Most people think cross-examination is all about badgering the witness into admitting the crime. Others think closing argument is about is about tricking the witness into a damning admission. Both of these views are wrong, in my opinion.
A defendant who chooses to testify is going to come up with a story that he thinks will get him off. The story usually holds up on its face. Your job, as cross-examiner, is to break it down. You can’t ask, “that’s dumb, isn’t it.” And it’s rarely useful to ask, “you’re lying to get off, aren’t you?”

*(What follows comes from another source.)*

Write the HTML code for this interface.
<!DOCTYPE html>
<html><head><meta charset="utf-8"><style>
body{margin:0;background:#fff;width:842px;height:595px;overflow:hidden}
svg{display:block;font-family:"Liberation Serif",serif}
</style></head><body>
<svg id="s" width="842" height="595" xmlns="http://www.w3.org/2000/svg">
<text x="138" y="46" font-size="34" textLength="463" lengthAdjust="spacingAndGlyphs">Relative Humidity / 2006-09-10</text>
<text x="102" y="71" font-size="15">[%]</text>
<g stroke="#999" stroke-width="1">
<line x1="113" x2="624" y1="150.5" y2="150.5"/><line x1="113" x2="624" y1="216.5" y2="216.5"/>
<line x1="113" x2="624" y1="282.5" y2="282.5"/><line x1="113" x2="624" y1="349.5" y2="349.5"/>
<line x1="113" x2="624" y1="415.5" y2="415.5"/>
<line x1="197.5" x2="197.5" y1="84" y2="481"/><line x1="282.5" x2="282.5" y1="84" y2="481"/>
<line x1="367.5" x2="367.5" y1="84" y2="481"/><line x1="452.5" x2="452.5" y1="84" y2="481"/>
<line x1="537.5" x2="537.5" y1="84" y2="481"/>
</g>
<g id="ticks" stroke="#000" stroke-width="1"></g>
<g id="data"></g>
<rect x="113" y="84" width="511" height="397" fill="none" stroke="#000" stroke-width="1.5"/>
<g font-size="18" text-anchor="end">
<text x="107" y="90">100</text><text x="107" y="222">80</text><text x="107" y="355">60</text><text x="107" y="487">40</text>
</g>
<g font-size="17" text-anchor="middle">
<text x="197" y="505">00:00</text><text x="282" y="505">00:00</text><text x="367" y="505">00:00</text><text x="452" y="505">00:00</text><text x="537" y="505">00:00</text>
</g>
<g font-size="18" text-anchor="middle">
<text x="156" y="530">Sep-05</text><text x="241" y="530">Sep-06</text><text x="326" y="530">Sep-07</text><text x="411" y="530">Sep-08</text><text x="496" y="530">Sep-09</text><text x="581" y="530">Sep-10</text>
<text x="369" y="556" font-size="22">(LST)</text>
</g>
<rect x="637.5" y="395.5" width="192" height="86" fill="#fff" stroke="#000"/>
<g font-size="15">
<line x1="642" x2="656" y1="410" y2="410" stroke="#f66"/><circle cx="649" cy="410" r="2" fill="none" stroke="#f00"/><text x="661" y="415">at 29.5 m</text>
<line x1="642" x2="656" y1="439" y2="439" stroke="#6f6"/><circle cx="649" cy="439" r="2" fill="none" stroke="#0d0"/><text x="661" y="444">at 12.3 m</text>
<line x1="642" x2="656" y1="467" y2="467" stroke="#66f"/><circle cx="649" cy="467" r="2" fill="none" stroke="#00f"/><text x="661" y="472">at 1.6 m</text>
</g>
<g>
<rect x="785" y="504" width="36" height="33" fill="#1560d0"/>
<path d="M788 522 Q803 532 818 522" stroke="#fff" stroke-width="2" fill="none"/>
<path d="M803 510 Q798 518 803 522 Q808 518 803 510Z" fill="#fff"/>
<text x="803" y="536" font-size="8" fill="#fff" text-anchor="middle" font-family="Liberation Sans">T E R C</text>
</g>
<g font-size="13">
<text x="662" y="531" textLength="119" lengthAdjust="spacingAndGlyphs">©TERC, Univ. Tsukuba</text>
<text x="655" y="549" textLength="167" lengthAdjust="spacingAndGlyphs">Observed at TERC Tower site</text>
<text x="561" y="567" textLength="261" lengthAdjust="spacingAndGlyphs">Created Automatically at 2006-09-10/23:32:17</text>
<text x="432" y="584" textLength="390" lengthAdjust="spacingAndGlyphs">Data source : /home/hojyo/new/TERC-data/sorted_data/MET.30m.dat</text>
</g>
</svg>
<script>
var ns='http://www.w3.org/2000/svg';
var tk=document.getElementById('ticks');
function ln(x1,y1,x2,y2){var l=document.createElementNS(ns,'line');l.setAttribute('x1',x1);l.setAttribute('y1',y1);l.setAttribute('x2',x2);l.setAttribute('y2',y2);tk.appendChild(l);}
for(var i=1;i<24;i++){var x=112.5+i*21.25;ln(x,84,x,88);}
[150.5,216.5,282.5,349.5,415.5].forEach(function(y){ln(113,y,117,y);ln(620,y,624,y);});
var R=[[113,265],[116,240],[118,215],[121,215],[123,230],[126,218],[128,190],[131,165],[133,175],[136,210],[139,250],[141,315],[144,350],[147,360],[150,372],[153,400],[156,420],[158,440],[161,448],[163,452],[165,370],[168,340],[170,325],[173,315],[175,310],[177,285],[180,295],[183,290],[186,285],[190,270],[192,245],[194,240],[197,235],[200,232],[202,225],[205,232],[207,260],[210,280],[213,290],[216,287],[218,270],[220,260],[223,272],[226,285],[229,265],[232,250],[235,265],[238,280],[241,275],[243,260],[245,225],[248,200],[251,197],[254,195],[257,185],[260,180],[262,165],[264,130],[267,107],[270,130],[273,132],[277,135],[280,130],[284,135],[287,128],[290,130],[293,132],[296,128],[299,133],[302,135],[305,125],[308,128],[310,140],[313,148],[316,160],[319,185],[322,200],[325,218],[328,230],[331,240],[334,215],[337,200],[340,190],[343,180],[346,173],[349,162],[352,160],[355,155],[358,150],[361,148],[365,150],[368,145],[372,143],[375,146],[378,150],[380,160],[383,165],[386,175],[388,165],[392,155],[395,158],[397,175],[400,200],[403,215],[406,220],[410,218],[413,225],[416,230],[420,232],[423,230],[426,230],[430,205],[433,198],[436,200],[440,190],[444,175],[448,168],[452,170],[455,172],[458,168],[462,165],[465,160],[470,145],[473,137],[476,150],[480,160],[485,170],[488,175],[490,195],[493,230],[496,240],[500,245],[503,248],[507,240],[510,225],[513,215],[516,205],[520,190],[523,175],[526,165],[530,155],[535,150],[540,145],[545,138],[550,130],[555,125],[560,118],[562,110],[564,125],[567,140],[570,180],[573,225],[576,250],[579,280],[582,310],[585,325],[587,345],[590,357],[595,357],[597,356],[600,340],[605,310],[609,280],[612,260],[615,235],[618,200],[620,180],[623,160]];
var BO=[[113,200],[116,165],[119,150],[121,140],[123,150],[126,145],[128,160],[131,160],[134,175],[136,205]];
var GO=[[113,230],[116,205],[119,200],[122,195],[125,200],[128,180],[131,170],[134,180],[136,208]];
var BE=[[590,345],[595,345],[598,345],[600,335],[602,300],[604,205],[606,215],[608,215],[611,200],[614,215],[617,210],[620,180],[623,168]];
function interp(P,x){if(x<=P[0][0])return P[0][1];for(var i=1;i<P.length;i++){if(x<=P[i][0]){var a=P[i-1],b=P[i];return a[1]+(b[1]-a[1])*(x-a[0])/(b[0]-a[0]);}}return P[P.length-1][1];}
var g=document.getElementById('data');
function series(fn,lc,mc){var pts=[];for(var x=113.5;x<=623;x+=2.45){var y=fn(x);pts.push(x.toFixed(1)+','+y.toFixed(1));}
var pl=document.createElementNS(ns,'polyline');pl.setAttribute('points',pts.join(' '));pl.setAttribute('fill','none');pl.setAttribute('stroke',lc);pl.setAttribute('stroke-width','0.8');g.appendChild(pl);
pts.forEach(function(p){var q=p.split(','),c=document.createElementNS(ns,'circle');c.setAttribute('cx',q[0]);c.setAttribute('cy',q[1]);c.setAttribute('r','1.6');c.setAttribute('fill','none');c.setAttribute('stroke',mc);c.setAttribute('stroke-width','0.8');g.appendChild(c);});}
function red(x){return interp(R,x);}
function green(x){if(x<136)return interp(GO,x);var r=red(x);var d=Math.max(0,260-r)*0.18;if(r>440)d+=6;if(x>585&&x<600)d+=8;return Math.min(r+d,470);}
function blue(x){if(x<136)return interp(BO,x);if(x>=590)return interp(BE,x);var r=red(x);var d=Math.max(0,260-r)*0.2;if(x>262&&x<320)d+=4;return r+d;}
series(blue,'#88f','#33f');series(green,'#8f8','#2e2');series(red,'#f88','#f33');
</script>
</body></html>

The best way to break down a fake story is to imagine what a normal person would have done and compare that with what the defendant says that he did. Consider the important decisions the defendant made. And for each of these, ask yourself what a normal, reasonable person would do in that situation. Here’s an easy example. Imagine you’re trying and assault case in which the victim was injured and called 911. Then, the defendant takes the stand and says that the victim is the one to blame. The defendant concoct a story in which he is the one who had to use force him self defense. A reasonable person in this situation would call 911. After all, and innocent person has nothing to lose by calling 911. By contrast, a guilty party increases his chances of being caught if he calls 911. So the important question is, why didn’t you call 911. In this situation, you’re hoping that the defendant comes up with an unbelievable reason for not doing so. “My phone was dead.” “I figured they were too busy to help.” Answers like these help you. If you get enough of them on cross, your defendant will have lost all credibility and you won’t need to do much. Even if you only get a few, you can magnify them in your closing.

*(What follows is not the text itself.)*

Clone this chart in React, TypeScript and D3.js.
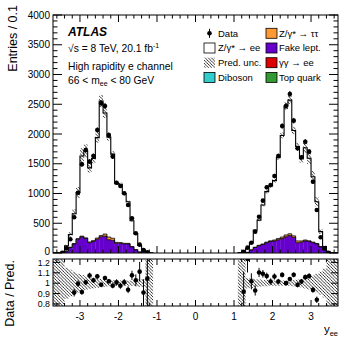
import React from 'react';
import * as d3 from 'd3';

const binCenters = [
  -3.65, -3.55, -3.45, -3.35, -3.25, -3.15, -3.05, -2.95, -2.85, -2.75, -2.65, -2.55, -2.45,
  -2.35, -2.25, -2.15, -2.05, -1.95, -1.85, -1.75, -1.65, -1.55, -1.45, -1.35, -1.25, -1.15,
  1.15, 1.25, 1.35, 1.45, 1.55, 1.65, 1.75, 1.85, 1.95, 2.05, 2.15, 2.25, 2.35,
  2.45, 2.55, 2.65, 2.75, 2.85, 2.95, 3.05, 3.15, 3.25, 3.35, 3.45, 3.55, 3.65,
];

const dataCounts = [
  0, 0, 5, 80, 230, 600, 1013, 1490, 1730, 1535, 1630, 2067, 2516,
  2470, 1983, 1620, 1180, 1126, 1003, 807, 583, 331, 140, 50, 12, 0,
  0, 22, 90, 173, 358, 610, 880, 1104, 1143, 1294, 1630, 2134, 2470,
  2672, 2224, 1760, 1608, 1871, 1703, 1198, 723, 264, 79, 5, 0, 0,
];

const zeeMC = [
  0, 2, 15, 90, 214, 502, 777, 1347, 1461, 1245, 1379, 1688, 2261,
  2034, 1680, 1414, 993, 980, 832, 700, 433, 265, 109, 52, 11.5, 1,
  2, 24, 63, 118, 288, 424, 656, 849, 920, 998, 1361, 1708, 2167,
  2246, 1771, 1586, 1380, 1550, 1387, 1098, 700, 252, 58, 10, 2, 0,
];

const zttMC = [
  0, 0, 0, 0, 3, 5, 8, 10, 12, 12, 15, 18, 20,
  35, 45, 35, 15, 12, 10, 8, 6, 4, 2, 0, 0, 0,
  0, 0, 0, 2, 4, 6, 8, 10, 12, 15, 20, 25, 30,
  30, 25, 30, 20, 15, 12, 10, 8, 5, 2, 0, 0, 0,
];

const fakeMC = [
  0, 0, 5, 30, 90, 150, 230, 270, 240, 170, 190, 230, 270,
  280, 220, 210, 160, 160, 150, 150, 100, 50, 15, 3, 0, 0,
  0, 0, 10, 50, 90, 120, 140, 170, 190, 200, 220, 240, 270,
  290, 260, 170, 180, 200, 190, 170, 150, 100, 50, 10, 0, 0,
];

const dibosonMC = [
  0, 0, 0, 0, 1, 1, 1, 1, 1, 1, 1, 1, 1,
  1, 1, 1, 1, 1, 1, 1, 1, 1, 0, 0, 0, 0,
  0, 0, 0, 0, 1, 1, 1, 1, 1, 1, 1, 1, 1,
  1, 1, 1, 1, 1, 1, 1, 1, 1, 0, 0, 0, 0,
];

const gammaMC = [
  0, 0, 0, 0, 1, 1, 1, 1, 1, 1, 1, 1, 1,
  1, 1, 1, 1, 1, 1, 1, 1, 1, 0, 0, 0, 0,
  0, 0, 0, 0, 1, 1, 1, 1, 1, 1, 1, 1, 1,
  1, 1, 1, 1, 1, 1, 1, 1, 1, 0, 0, 0, 0,
];

const topMC = [
  0, 0, 0, 0, 1, 1, 1, 1, 1, 1, 1, 1, 1,
  1, 1, 1, 1, 1, 1, 1, 1, 1, 0, 0, 0, 0,
  0, 0, 0, 0, 1, 1, 1, 1, 1, 1, 1, 1, 1,
  1, 1, 1, 1, 1, 1, 1, 1, 1, 0, 0, 0, 0,
];

const predUnc = [
  1, 1, 1, 0.15, 0.13, 0.11, 0.09, 0.08, 0.065, 0.055, 0.05, 0.045, 0.04,
  0.035, 0.03, 0.03, 0.025, 0.025, 0.025, 0.025, 0.025, 0.03, 0.035, 0.04, 1, 1,
  1, 1, 0.05, 0.045, 0.04, 0.035, 0.03, 0.03, 0.025, 0.025, 0.025, 0.025, 0.025,
  0.025, 0.03, 0.035, 0.04, 0.05, 0.06, 0.075, 0.09, 0.11, 0.14, 1, 1, 1,
];

const xTickValues = [-3, -2, -1, 0, 1, 2, 3];
const yTickValues = [0, 500, 1000, 1500, 2000, 2500, 3000, 3500, 4000];
const ratioTickValues = [0.8, 0.9, 1, 1.1, 1.2];

const legendLeft = [
  { label: 'Data', kind: 'data' },
  { label: 'Z/γ* → ee', kind: 'box', color: '#ffffff' },
  { label: 'Pred. unc.', kind: 'hatch' },
  { label: 'Diboson', kind: 'box', color: '#33cccc' },
];
const legendRight = [
  { label: 'Z/γ* → ττ', color: '#ff9933' },
  { label: 'Fake lept.', color: '#6600cc' },
  { label: 'γγ → ee', color: '#dd0000' },
  { label: 'Top quark', color: '#339933' },
];

const HALF = 0.05;
const L = 53, R = 338, T = 15, B = 253, RT = 259, RB = 306;
const FONT = 'Liberation Sans, Arial, Helvetica, sans-serif';

export default function App() {
  const x = d3.scaleLinear().domain([-3.7, 3.7]).range([L, R]);
  const y = d3.scaleLinear().domain([0, 4000]).range([B, T]);
  const yr = d3.scaleLinear().domain([0.78, 1.233]).range([RB, RT]);

  const keys = ['top', 'gg', 'dib', 'fake', 'ztt', 'zee'];
  const colors: Record<string, string> = {
    top: '#339933', gg: '#dd0000', dib: '#33cccc', fake: '#6600cc', ztt: '#ff9933', zee: '#ffffff',
  };
  const rows = binCenters.map((c, i) => ({
    c, top: topMC[i], gg: gammaMC[i], dib: dibosonMC[i], fake: fakeMC[i], ztt: zttMC[i], zee: zeeMC[i],
  }));
  const stacked = d3.stack<any>().keys(keys)(rows);
  const total = rows.map((r) => r.top + r.gg + r.dib + r.fake + r.ztt + r.zee);

  const sides = [d3.range(0, 26), d3.range(26, 52)];
  const stepPath = (idx: number[], val: (i: number) => number) => {
    const p: [number, number][] = [];
    p.push([x(binCenters[idx[0]] - HALF), y(0)]);
    for (const i of idx) {
      p.push([x(binCenters[i] - HALF), y(val(i))]);
      p.push([x(binCenters[i] + HALF), y(val(i))]);
    }
    p.push([x(binCenters[idx[idx.length - 1]] + HALF), y(0)]);
    return d3.line()(p) || '';
  };

  const minorX = d3.range(-36, 37, 2).map((v) => v / 10).filter((v) => Math.abs(v - Math.round(v)) > 1e-6);
  const minorY = d3.range(0, 4001, 100).filter((v) => v % 500 !== 0);

  return (
    <svg width={357} height={344} style={{ position: 'absolute', left: 0, top: 0, background: '#fff' }} fontFamily={FONT}>
      <defs>
        <pattern id="hatch" patternUnits="userSpaceOnUse" width={3.2} height={3.2}>
          <path d="M-1,-1 L4.2,4.2 M-1,2.2 L1,4.2 M2.2,-1 L4.2,1" stroke="#000" strokeWidth={0.8} />
        </pattern>
        <clipPath id="mainClip"><rect x={L} y={T} width={R - L} height={B - T} /></clipPath>
        <clipPath id="ratioClip"><rect x={L} y={RT} width={R - L} height={RB - RT} /></clipPath>
      </defs>
      <rect x={0} y={0} width={357} height={344} fill="#fff" />

      {/* main panel */}
      <g clipPath="url(#mainClip)">
        {stacked.map((layer) => (
          <g key={layer.key}>
            {layer.map((d, i) => (
              d[1] > d[0] ? (
                <rect key={i} x={x(binCenters[i] - HALF)} width={x(binCenters[i] + HALF) - x(binCenters[i] - HALF) + 0.3}
                  y={y(d[1])} height={y(d[0]) - y(d[1])} fill={colors[layer.key]} />
              ) : null
            ))}
          </g>
        ))}
        {stacked.filter((l) => l.key === 'fake' || l.key === 'ztt').map((layer) =>
          sides.map((idx, s) => (
            <path key={layer.key + s} d={stepPath(idx, (i) => layer[i][1])} fill="none" stroke="#000" strokeWidth={0.8} />
          ))
        )}
        {sides.map((idx, s) => (
          <path key={'tot' + s} d={stepPath(idx, (i) => total[i])} fill="none" stroke="#000" strokeWidth={1.1} />
        ))}
        {binCenters.map((c, i) => {
          const u = Math.min(predUnc[i], 1);
          const hi = total[i] * (1 + u), lo = total[i] * (1 - u);
          if (total[i] <= 0) return null;
          return (
            <rect key={'h' + i} x={x(c - HALF)} width={x(c + HALF) - x(c - HALF)} y={y(hi)} height={y(lo) - y(hi)} fill="url(#hatch)" />
          );
        })}
        {binCenters.map((c, i) => {
          const n = dataCounts[i];
          if (n <= 0) return null;
          const e = Math.sqrt(n);
          return (
            <g key={'d' + i}>
              <line x1={x(c)} x2={x(c)} y1={y(n + e)} y2={y(Math.max(n - e, 0))} stroke="#000" strokeWidth={1} />
              <circle cx={x(c)} cy={y(n)} r={2.3} fill="#000" />
            </g>
          );
        })}
      </g>
      <rect x={L} y={T} width={R - L} height={B - T} fill="none" stroke="#000" strokeWidth={1} />
      {yTickValues.map((v) => (
        <g key={'yt' + v}>
          <line x1={L} x2={L + 9} y1={y(v)} y2={y(v)} stroke="#000" />
          <line x1={R} x2={R - 9} y1={y(v)} y2={y(v)} stroke="#000" />
          <text x={L - 3} y={v === 0 ? y(v) - 1.5 : y(v)} dy="0.35em" textAnchor="end" fontSize={10}>{v}</text>
        </g>
      ))}
      {minorY.map((v) => (
        <g key={'ym' + v}>
          <line x1={L} x2={L + 4.5} y1={y(v)} y2={y(v)} stroke="#000" />
          <line x1={R} x2={R - 4.5} y1={y(v)} y2={y(v)} stroke="#000" />
        </g>
      ))}
      {xTickValues.map((v) => (
        <g key={'xt' + v}>
          <line x1={x(v)} x2={x(v)} y1={B} y2={B - 7} stroke="#000" />
          <line x1={x(v)} x2={x(v)} y1={T} y2={T + 7} stroke="#000" />
        </g>
      ))}
      {minorX.map((v) => (
        <g key={'xm' + v}>
          <line x1={x(v)} x2={x(v)} y1={B} y2={B - 3.5} stroke="#000" />
          <line x1={x(v)} x2={x(v)} y1={T} y2={T + 3.5} stroke="#000" />
        </g>
      ))}

      {/* ratio panel */}
      <g clipPath="url(#ratioClip)">
        {binCenters.map((c, i) => {
          const u = predUnc[i];
          return (
            <rect key={'rh' + i} x={x(c - HALF)} width={x(c + HALF) - x(c - HALF)} y={yr(1 + u)} height={yr(1 - u) - yr(1 + u)} fill="url(#hatch)" />
          );
        })}
        {binCenters.map((c, i) => {
          const n = dataCounts[i];
          if (n <= 0 || total[i] <= 0) return null;
          const r = n / total[i];
          const e = Math.sqrt(n) / total[i];
          if (r < 0.78 || r > 1.24) return null;
          return (
            <g key={'rd' + i}>
              <line x1={x(c)} x2={x(c)} y1={yr(r + e)} y2={yr(r - e)} stroke="#000" strokeWidth={1} />
              <circle cx={x(c)} cy={yr(r)} r={2.3} fill="#000" />
            </g>
          );
        })}
      </g>
      <rect x={L} y={RT} width={R - L} height={RB - RT} fill="none" stroke="#000" strokeWidth={1} />
      {ratioTickValues.map((v) => (
        <g key={'rt' + v}>
          <line x1={L} x2={L + 7} y1={yr(v)} y2={yr(v)} stroke="#000" />
          <line x1={R} x2={R - 7} y1={yr(v)} y2={yr(v)} stroke="#000" />
          <text x={L - 3} y={yr(v)} dy="0.35em" textAnchor="end" fontSize={8.8}>{v}</text>
        </g>
      ))}
      {xTickValues.map((v) => (
        <g key={'rxt' + v}>
          <line x1={x(v)} x2={x(v)} y1={RB} y2={RB - 6} stroke="#000" />
          <line x1={x(v)} x2={x(v)} y1={RT} y2={RT + 6} stroke="#000" />
          <text x={x(v)} y={320} textAnchor="middle" fontSize={10}>{v}</text>
        </g>
      ))}
      {minorX.map((v) => (
        <g key={'rxm' + v}>
          <line x1={x(v)} x2={x(v)} y1={RB} y2={RB - 3} stroke="#000" />
          <line x1={x(v)} x2={x(v)} y1={RT} y2={RT + 3} stroke="#000" />
        </g>
      ))}

      {/* axis titles */}
      <text transform="translate(17,5) rotate(-90)" textAnchor="end" fontSize={12.5}>Entries / 0.1</text>
      <text transform="translate(14,260) rotate(-90)" textAnchor="end" fontSize={12.5}>Data / Pred.</text>
      <text x={R} y={333} textAnchor="end" fontSize={11.5}>y<tspan fontSize={7.5} dy={2.5}>ee</tspan></text>

      {/* labels */}
      <text x={68} y={36} fontSize={12} fontWeight="bold" fontStyle="italic">ATLAS</text>
      <text x={68} y={52} fontSize={10.3}>√s = 8 TeV, 20.1 fb<tspan fontSize={7} dy={-4}>-1</tspan></text>
      <text x={68} y={70} fontSize={10.3}>High rapidity e channel</text>
      <text x={68} y={84} fontSize={10.3}>66 &lt; m<tspan fontSize={7} dy={2}>ee</tspan><tspan dy={-2}> &lt; 80 GeV</tspan></text>

      {/* legend */}
      {legendLeft.map((d, i) => {
        const cy = 33.3 + i * 14.7;
        return (
          <g key={'ll' + i}>
            {d.kind === 'data' ? (
              <g>
                <line x1={209.5} x2={209.5} y1={cy - 4.5} y2={cy + 4.5} stroke="#000" />
                <circle cx={209.5} cy={cy} r={2.3} fill="#000" />
              </g>
            ) : d.kind === 'hatch' ? (
              <rect x={204} y={cy - 5} width={11} height={10} fill="url(#hatch)" />
            ) : (
              <rect x={204} y={cy - 5} width={11} height={10} fill={d.color} stroke="#000" strokeWidth={0.8} />
            )}
            <text x={218} y={cy} dy="0.35em" fontSize={9.5}>{d.label}</text>
          </g>
        );
      })}
      {legendRight.map((d, i) => {
        const cy = 33.3 + i * 14.7;
        return (
          <g key={'lr' + i}>
            <rect x={266} y={cy - 5} width={11} height={10} fill={d.color} stroke="#000" strokeWidth={0.8} />
            <text x={279} y={cy} dy="0.35em" fontSize={9.5}>{d.label}</text>
          </g>
        );
      })}
    </svg>
  );
}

These arguments dovetail nicely with pointing out during your closing all the evidence that the defendant did not present. You will have the benefit of supporting evidence, and lots of it, for the prosecution case. While the defendant will not have any evidence for his story. And the fact that the defendant elected to go with one story rather than merely challenging the prosecution’s story helps the prosecution. It becomes dueling stories rather than the question of whether the prosecutor met his burden. It’s always easier to get the jury to decide between two stories then it is to eliminate all reasonable doubt. After all, in the latter situation, each juror may come up with their own story, and you may have to disprove 12 imagined versions of the crime.